Go to media page Available in: Japanese   English   Turkish  

Her Günün Tecellisi Başkadır

Sultan ul-Evliya

Mevlana Şeyh Nazım el-Hakkani

25 Haziran 2011 Lefke, Kıbrıs

Ortalık karışıktır; öyledir, bir halinde durmaz. Her günün tecellisi başkadır. Bugün düne benzemez; bugün gelecek güne benzemez. Hepsinin muhtevası başkadır. Dünkü günde olan hâdiseler, bugün burada bulunamaz; o geçti. Şimdi, fulkil meşhûn, "Yüklü Gemi" (Yasin 36:41) gibi bugün başka bir gemi geldi rıhtıma. O, yükünü indirecek; alacağını alacak, vereceğini verecek, yürüyecek. Yarınki gün başka yük ile gelecek; verecek, alacak. Yani bir gün öteki güne benzemez. Şimdi onun için, ne demişler? "Mü'min, her günün tecellisine uyan kimsedir." Mü'min suyun akıntısına doğru gider. Akılsız adam, aksine gelmek ister. Ee olmaz oğlum, olmaz! Suyun akıntısına gideceksin; tersine gitme! Şimdi bütün insanların hepsi, tersine gider. Hiç kolaylık tarafına gittiği yok; her yerde sıkıntı! Nedendir? Tersine gitmeye uğraşıyor. Tersine dediğim vakitte, nedir? Yani, bugünkü hali aynen yarına nakletmek ister. Ee olmaz! Bugünün işi

başkadır; yarınki günün tecellisi başkadır.

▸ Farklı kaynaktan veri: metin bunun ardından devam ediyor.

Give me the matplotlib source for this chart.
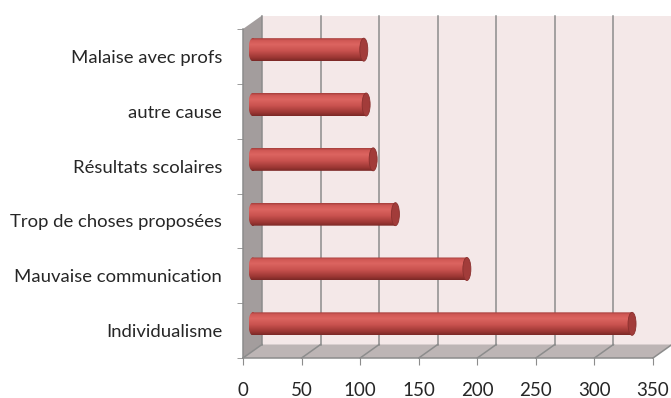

Şimdi yazdır; yaz mevsimi üç aydır. Üç aydan sonra sonbahar gelir. E şimdi, yazdaki tecelliyi sonbaharda da aynen sen tatbik etmek istersen, imkanı var mı? İmkanı yok. Sonbahardan sonra kış gelir. Kışın tecellisi başka. E biz sonbaharın havasını kışta da yürütmek isteriz, ama olamaz. Yılda sadece kış olmaz. Kıştan sonra, devri çevriliyor denir; bahar geliyor. Baharın tecellisi başkadır. E biz hepsinin bir olmasını istiyoruz. E olmaz oğlum bu! Niye muvaffak olamıyor bu adamlar? Hikmet bilmezler. Hikmet bilmez. Yaz ile kış bir olur mu? Güz ile bahar bir olur mu? Olamaz! Hikmet bilmeyen adam içine batar; kalır, çikamaz.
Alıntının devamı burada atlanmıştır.